In 1932, along with all the other Jesuits in Spain, Arrupe was expelled from the country by the Spanish Republic and was forced to complete his studies abroad. After studying in Belgium, Holland, and the United States, he was ordained in 1936. Two years later he was sent by his Jesuit superiors to work in Japan as a parish priest in Yamaguchi.

The young priest immediately immersed himself in Japanese culture in order to better understand the country in which he was living. Arrupe studied the Japanese language as well as its customs—the tea ceremony, flower arranging, calligraphy. He also adopted the Japanese style of praying—sitting cross-legged on a simple mat—which he employed for the rest of his life. (During his time as superior general in Rome, his unusual position at prayer would surprise a few traditionally minded Jesuits.)

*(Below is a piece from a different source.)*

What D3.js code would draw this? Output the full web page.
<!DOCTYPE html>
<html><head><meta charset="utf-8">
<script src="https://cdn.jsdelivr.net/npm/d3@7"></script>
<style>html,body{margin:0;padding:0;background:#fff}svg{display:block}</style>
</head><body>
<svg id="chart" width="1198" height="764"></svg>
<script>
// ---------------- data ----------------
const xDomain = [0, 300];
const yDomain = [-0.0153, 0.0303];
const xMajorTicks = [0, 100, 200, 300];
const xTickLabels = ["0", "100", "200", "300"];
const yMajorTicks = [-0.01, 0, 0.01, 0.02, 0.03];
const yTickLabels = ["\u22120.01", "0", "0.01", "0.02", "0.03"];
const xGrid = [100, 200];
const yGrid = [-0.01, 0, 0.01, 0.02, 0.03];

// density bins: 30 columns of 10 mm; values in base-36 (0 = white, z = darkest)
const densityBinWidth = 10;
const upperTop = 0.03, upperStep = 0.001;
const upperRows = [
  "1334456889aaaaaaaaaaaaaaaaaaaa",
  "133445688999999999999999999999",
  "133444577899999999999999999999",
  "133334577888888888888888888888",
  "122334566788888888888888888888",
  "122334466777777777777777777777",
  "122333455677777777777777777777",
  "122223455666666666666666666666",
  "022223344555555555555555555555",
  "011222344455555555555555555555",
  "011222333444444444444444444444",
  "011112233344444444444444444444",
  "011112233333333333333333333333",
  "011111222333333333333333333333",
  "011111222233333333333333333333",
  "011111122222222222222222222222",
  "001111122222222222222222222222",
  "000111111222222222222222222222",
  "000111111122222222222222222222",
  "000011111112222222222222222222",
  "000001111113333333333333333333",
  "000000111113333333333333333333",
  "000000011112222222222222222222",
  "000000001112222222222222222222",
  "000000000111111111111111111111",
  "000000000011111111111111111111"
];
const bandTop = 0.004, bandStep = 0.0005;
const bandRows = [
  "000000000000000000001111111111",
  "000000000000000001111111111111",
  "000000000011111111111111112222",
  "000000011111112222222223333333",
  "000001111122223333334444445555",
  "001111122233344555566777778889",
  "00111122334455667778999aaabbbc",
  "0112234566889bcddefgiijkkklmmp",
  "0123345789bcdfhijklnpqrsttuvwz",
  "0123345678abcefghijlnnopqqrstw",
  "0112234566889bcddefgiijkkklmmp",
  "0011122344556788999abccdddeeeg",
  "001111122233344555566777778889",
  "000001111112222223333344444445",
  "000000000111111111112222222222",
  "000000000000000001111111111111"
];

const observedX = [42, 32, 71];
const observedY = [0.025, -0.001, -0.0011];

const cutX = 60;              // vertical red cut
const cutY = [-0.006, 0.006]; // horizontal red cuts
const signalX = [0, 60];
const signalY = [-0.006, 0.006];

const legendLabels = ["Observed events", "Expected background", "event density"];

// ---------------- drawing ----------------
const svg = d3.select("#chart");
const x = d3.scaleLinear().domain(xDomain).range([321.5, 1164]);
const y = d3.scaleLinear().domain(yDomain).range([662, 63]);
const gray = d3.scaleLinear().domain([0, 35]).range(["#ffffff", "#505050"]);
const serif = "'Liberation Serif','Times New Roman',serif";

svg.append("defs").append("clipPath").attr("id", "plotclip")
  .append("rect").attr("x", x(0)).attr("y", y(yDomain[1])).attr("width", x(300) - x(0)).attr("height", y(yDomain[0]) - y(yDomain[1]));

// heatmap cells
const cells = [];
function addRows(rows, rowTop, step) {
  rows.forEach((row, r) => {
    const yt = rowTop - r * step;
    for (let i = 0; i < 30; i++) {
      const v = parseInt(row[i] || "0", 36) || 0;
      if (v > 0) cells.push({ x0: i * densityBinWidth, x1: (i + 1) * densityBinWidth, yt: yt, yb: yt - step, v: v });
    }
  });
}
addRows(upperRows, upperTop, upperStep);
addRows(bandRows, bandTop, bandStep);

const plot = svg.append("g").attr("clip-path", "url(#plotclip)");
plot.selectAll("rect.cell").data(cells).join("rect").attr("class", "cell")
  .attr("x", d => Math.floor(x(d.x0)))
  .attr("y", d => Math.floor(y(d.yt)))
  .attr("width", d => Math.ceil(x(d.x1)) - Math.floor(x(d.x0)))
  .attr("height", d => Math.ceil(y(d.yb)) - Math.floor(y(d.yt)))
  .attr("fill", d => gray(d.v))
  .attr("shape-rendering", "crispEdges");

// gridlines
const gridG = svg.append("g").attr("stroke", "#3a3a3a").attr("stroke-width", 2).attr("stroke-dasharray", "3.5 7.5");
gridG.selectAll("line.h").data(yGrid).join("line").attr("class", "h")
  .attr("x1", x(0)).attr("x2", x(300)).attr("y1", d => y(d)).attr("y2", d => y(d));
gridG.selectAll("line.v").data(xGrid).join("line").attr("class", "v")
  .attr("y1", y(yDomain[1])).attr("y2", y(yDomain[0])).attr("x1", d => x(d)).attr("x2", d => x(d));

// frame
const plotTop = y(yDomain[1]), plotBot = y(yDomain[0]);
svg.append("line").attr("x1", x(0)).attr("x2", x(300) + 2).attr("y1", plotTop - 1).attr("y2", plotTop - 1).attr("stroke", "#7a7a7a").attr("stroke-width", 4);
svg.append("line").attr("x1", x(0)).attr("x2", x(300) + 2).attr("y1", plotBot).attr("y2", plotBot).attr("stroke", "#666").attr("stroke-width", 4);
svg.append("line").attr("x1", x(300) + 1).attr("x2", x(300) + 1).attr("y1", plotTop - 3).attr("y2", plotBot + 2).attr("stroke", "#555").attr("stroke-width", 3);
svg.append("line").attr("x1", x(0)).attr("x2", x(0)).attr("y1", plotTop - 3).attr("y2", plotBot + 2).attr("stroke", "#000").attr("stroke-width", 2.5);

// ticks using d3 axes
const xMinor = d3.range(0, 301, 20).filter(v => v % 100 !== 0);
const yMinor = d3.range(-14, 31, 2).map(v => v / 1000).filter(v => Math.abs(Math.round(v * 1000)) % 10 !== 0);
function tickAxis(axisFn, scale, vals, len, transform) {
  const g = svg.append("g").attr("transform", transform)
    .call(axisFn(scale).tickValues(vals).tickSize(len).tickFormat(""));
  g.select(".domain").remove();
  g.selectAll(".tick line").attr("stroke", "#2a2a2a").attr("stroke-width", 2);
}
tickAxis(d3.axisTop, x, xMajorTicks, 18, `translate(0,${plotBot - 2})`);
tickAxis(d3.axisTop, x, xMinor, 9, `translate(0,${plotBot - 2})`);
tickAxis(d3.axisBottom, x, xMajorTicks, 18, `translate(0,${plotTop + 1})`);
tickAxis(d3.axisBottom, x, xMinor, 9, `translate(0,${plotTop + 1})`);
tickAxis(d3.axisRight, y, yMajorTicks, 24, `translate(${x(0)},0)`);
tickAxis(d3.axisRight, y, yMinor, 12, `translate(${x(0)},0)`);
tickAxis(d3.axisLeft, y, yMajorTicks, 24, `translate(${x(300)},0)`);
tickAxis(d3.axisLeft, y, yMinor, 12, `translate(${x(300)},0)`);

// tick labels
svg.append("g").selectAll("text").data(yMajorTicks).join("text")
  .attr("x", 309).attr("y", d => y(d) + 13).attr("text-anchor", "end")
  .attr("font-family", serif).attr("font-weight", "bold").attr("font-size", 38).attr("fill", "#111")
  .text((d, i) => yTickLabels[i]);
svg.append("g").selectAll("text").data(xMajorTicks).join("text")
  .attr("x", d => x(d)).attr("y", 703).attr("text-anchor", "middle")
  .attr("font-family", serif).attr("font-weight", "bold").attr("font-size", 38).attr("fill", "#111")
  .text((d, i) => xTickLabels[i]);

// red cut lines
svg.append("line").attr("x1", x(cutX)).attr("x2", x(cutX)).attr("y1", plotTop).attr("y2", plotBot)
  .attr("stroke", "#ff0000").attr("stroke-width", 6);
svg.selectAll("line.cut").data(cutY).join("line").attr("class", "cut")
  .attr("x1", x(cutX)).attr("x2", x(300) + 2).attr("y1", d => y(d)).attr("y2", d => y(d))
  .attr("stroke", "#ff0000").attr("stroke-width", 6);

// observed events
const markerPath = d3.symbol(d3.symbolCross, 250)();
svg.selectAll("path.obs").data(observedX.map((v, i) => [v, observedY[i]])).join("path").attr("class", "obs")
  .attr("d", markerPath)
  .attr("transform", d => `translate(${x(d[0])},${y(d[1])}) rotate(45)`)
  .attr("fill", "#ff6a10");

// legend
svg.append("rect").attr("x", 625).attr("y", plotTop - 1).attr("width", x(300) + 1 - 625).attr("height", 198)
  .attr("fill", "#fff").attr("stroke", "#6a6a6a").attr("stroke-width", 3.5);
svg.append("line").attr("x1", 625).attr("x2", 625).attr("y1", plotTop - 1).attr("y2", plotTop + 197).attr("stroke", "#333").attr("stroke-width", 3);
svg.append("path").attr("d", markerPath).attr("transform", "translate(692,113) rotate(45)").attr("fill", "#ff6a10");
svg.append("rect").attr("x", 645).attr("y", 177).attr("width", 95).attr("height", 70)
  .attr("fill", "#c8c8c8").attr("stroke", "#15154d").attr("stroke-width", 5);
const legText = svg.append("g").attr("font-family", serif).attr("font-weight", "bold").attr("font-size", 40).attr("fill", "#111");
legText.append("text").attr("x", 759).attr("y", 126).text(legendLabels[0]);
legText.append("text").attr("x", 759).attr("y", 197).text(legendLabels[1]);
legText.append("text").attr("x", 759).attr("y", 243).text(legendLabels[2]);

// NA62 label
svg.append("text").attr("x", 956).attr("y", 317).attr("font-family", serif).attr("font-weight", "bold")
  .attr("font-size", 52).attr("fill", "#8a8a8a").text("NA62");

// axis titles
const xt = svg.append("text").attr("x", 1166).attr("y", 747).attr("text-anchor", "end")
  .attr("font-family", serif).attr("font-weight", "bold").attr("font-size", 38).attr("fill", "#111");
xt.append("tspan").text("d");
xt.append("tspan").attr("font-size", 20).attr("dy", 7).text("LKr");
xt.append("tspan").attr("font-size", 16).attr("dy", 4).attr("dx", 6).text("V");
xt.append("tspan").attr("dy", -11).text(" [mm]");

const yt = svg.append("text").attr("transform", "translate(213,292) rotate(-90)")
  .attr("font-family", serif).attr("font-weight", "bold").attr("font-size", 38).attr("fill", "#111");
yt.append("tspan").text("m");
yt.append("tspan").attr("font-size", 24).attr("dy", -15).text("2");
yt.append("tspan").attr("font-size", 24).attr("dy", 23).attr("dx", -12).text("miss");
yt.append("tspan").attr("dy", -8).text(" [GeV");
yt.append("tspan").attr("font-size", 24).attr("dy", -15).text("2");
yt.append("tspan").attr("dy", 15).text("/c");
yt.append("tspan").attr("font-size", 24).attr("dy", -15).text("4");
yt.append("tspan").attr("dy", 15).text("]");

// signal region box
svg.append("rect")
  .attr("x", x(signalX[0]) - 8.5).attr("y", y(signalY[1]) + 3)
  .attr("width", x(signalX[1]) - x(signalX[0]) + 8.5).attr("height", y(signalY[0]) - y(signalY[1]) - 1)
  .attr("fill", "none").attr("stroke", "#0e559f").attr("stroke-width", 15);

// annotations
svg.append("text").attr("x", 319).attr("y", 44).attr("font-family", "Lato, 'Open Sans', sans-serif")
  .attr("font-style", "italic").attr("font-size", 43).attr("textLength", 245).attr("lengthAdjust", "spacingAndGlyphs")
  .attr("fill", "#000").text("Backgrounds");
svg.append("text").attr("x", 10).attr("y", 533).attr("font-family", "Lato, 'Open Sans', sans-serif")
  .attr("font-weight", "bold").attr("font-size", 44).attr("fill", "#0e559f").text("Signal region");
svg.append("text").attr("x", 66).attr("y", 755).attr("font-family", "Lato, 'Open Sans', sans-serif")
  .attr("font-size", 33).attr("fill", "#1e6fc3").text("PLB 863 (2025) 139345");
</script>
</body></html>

While in Yamaguchi, he was suspected (falsely) of espionage for “Western powers” and was arrested and thrown into solitary confinement for thirty-five days. Arrupe endured the December cold with nothing but a sleeping mat in his cell. He later said of this period: “Many were the things I learned during this time: the science of silence, of solitude, of severe and austere poverty, of inner dialogue with the ‘guest of my soul.’ I believe this was the most instructive month of my entire life.”

In 1942, Fr. Arrupe was appointed novice director for the Japanese Jesuits and took up residence at the novitiate outside the town of Hiroshima. When the atomic bomb was dropped on the city on August 6, 1945, Arrupe and his novices cared for the sick and wounded, converting the novitiate into a makeshift hospital. Using his medical training, he performed simple surgery on scores of victims. Arrupe spent the next thirteen years in Japan and in 1959 was appointed superior of the Jesuits’ Japanese Province.

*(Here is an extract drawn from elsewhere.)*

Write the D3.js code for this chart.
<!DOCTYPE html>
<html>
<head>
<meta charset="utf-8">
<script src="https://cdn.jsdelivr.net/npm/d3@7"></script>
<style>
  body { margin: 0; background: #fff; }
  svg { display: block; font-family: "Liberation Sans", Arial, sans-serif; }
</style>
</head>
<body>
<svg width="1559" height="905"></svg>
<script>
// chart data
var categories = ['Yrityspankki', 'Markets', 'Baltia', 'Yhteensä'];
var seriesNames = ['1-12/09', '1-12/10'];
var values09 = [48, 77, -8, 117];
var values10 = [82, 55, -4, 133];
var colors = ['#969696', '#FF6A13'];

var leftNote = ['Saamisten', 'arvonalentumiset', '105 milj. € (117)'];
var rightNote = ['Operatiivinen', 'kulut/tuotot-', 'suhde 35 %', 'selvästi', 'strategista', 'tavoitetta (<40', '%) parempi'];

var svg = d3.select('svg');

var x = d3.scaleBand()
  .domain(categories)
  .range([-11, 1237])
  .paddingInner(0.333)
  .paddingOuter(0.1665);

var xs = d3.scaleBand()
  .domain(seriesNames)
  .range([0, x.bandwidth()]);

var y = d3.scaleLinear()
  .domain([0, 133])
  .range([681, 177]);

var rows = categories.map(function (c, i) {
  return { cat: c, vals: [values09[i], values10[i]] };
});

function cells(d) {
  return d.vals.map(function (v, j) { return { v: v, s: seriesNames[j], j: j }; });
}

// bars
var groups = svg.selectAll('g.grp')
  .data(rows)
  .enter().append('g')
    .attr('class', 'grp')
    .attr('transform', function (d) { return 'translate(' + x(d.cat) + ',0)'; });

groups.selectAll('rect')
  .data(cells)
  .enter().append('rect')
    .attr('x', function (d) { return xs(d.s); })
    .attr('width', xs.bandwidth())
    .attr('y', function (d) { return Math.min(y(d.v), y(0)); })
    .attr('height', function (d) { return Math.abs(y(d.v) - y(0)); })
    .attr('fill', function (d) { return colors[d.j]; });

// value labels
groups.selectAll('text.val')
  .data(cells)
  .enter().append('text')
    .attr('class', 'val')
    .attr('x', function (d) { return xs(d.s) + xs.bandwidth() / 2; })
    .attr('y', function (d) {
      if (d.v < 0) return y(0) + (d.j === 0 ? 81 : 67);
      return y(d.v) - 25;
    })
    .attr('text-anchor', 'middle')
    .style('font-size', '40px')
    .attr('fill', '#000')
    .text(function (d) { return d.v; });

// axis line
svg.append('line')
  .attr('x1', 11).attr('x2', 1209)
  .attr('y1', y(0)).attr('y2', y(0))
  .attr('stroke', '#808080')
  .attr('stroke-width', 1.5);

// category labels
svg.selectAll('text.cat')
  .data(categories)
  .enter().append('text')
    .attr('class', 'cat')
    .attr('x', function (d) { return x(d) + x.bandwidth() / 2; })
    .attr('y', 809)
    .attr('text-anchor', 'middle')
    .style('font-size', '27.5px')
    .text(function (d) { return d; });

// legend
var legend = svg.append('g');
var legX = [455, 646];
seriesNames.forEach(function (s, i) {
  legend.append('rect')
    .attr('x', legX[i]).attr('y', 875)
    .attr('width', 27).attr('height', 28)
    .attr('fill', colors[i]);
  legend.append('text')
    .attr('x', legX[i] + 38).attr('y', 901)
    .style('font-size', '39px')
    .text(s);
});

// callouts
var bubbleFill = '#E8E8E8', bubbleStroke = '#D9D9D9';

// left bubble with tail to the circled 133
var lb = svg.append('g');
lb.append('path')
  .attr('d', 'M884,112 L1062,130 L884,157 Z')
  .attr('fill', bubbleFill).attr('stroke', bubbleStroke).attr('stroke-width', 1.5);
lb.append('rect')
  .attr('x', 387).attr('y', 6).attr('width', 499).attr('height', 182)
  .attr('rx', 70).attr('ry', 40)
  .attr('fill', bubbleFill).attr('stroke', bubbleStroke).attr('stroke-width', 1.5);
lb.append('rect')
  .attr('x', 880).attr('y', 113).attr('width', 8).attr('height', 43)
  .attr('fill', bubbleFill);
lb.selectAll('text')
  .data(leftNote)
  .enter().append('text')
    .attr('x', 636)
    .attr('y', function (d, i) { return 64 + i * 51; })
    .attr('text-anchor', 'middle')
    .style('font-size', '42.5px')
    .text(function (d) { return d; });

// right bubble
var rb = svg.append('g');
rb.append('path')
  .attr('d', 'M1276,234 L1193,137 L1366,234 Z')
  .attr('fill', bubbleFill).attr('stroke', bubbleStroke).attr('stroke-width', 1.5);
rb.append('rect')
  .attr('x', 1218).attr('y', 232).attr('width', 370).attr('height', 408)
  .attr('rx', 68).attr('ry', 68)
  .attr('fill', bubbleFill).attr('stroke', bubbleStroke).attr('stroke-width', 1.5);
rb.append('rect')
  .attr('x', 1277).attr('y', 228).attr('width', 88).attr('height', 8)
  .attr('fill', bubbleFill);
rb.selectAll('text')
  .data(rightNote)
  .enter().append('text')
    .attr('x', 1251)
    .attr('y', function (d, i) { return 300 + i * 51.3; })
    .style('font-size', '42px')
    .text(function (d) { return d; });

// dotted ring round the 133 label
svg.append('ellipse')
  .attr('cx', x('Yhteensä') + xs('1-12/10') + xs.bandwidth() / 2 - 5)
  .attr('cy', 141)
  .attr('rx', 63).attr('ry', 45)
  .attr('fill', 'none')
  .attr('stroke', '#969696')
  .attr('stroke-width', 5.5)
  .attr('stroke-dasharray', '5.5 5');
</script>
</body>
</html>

Six years later he was elected superior general of the Society of Jesus, during the latter part of the Second Vatican Council and at the beginning of a period of volcanic change in the Church. The Spanish director of novices in Japan seemed to be the perfect man for the times: a person with international vision and experience, a priest who had lived and worked in both the East and the West, and a Jesuit who understood that the Church’s center of gravity was moving inexorably away from Europe and to Asia and Africa. Overall, Arrupe understood the meaning of the word inculturation long before it became popular.

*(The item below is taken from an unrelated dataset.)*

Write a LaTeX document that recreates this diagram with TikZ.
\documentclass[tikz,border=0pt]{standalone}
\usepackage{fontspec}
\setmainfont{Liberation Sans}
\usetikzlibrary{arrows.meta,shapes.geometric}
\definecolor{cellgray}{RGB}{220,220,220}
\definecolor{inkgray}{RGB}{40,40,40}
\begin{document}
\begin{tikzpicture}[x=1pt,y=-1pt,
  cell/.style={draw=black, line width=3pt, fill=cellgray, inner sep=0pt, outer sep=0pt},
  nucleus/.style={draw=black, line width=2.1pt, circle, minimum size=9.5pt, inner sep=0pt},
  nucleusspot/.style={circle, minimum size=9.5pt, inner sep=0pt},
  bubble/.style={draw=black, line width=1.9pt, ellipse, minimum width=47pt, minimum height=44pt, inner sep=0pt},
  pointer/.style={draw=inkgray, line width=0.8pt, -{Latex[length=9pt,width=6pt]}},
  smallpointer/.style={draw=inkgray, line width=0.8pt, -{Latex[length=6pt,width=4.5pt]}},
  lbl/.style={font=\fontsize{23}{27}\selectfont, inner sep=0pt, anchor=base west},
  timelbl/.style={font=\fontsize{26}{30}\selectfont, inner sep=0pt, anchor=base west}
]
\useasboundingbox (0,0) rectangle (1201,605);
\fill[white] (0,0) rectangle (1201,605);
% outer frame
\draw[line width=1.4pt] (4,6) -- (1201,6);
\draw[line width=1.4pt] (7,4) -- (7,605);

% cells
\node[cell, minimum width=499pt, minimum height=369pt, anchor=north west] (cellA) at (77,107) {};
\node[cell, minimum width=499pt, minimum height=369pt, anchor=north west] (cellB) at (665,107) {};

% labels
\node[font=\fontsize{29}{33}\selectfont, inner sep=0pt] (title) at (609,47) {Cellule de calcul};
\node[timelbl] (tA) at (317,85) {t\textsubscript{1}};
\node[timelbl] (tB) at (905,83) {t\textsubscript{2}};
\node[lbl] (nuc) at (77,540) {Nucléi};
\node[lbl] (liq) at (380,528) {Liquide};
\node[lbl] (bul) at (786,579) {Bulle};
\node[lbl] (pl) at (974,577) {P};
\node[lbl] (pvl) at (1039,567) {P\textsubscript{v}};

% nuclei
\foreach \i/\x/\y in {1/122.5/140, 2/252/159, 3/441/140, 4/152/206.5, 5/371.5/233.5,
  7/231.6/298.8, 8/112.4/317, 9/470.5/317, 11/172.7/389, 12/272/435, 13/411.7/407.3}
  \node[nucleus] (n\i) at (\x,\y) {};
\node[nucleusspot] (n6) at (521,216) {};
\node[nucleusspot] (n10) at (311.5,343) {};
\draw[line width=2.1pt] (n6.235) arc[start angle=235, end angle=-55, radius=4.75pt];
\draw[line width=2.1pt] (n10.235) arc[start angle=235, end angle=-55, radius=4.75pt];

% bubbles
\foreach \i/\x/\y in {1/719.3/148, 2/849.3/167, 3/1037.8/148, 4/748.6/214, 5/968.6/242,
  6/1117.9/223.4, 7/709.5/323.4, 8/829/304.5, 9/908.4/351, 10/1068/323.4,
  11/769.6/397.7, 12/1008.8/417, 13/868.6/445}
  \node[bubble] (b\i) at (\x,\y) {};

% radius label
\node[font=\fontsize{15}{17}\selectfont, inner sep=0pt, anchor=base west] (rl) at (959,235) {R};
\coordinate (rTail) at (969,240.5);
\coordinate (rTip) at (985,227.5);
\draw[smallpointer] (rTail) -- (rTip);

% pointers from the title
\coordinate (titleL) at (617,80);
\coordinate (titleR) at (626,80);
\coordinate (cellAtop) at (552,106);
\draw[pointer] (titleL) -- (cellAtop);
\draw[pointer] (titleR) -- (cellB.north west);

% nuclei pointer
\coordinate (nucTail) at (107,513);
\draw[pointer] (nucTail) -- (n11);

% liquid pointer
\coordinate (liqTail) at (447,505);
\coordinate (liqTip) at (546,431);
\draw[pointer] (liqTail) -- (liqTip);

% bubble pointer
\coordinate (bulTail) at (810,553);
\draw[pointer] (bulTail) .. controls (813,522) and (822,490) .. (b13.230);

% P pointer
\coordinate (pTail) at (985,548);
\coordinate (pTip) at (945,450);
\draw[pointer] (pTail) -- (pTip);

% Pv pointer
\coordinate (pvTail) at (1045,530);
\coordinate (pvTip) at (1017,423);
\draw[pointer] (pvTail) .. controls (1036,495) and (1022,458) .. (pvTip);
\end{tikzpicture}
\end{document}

Heeding the call of the council for religious orders to rediscover their roots, the new “Father General,” as he is traditionally called, encouraged his brother Jesuits to adjust the Spiritual Exercises for the current world, to redouble their work with the poor and marginalized, and to promote the “faith that does justice,” in accord with the wishes of the Jesuit General Congregation, the order’s ultimate governing body. This emphasis on justice as an essential component of the gospel was what Arrupe would become most known for. Long before the martyrdom of many Jesuits who worked with the poor (among them the six priests killed in El Salvador in 1989), Arrupe instinctively grasped the importance of such a project, as well as the risks involved in facing down the forces that oppress the poor. To one of the congregations of Jesuits discussing the matter, he said, in essence, If we choose this path, some will pay with their lives.

“Is our General Congregation,” he asked, “ready to take up this responsibility and to carry it out to its ultimate consequence? Is it ready to enter upon the more severe way of the cross? If we are not ready for this, what other use would these discussions have, except perhaps merely an academic one?”

Fr. Arrupe’s term as superior general was remarkably fruitful. “Don Pedro,” as he was affectionately known, visited Jesuit scholastics, brothers, and priests in high schools and parishes, in the slums and the countryside, in universities and retreat houses, and in their novitiates and infirmaries. Arrupe traveled to every corner of the globe and was invited to address major gatherings of church leaders, social leaders, and lay leaders. His writings and speeches focused not only on the promotion of justice and work with the poor but also on such varied topics as the renewal of religious life, ecumenism, inculturation, secularism and unbelief, evangelization and catechesis, the intellectual life, and the Church’s need to reach out to youth.